Per chi scrive lo scrittore?
Innanzitutto per se stesso perché
scrivere è liberarsi. Scrive perché la scrittura tiene fede a quella libertà di
espressione che in alcuni è un’urgenza, come se le parole si addensassero sotto
un tappo pronto ad esplodere se non le si lasciassero fluire liberamente.
C’è una catarsi nello scrivere
che attraversa come una scossa elettrica ogni nervo fluendo verso le mani. È un
incontrollato istinto alla traduzione, dal non detto al detto. è l’urgenza di
fissare in parole un pensiero, un’opinione, un fatto, un’impressione.
L’urgenza dello scrittore è la
stessa urgenza che affligge colui che dà un peso specifico alle parole ma che
dalle parole, nella loro lapidaria fermezza, si distacca nel momento stesso in
cui le ha fissate sul foglio.
Non è una negazione, ma una pura
liberazione. È il gioco serissimo che ha luogo costantemente in chi è avvezzo a
parlare con se stesso. Il tira e molla tra il dicibile e l’intraducibile. Ma per
quest’ultimo corre in soccorso la poesia che come una forza autonoma regala la
forma ai pensieri, l’intensità dell’istante alla visione.
Esiste un’abitudine all’immaginazione
che appartiene a chiunque nella stessa misura.
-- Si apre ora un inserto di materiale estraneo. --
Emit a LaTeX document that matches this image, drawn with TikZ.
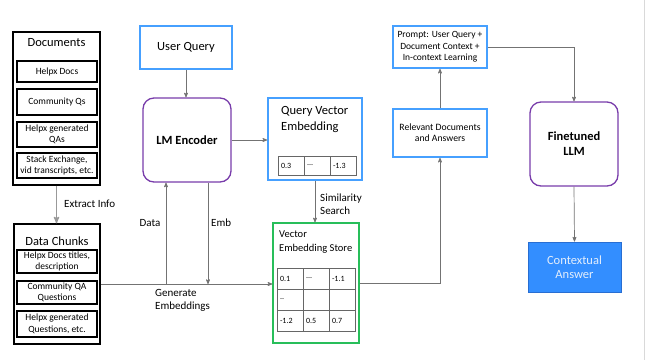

Ha solo bisogno di essere
allenata, ripulita dai rumori. È qui che risiede la poesia.
E poi c’è l’insostenibile
vocazione alla verità, quella che spinge all’informazione, a quella onesta
però. È il campo di battaglia di chi cerca la verità dietro le parole altrui,
nelle piccolissime e grandi storie e ha necessità di dirla, raccontarla,
spiattellarla.
Tanti nomi vengono dati all’arte
dello scrivere ma uno solo il nervo che irradia la mano.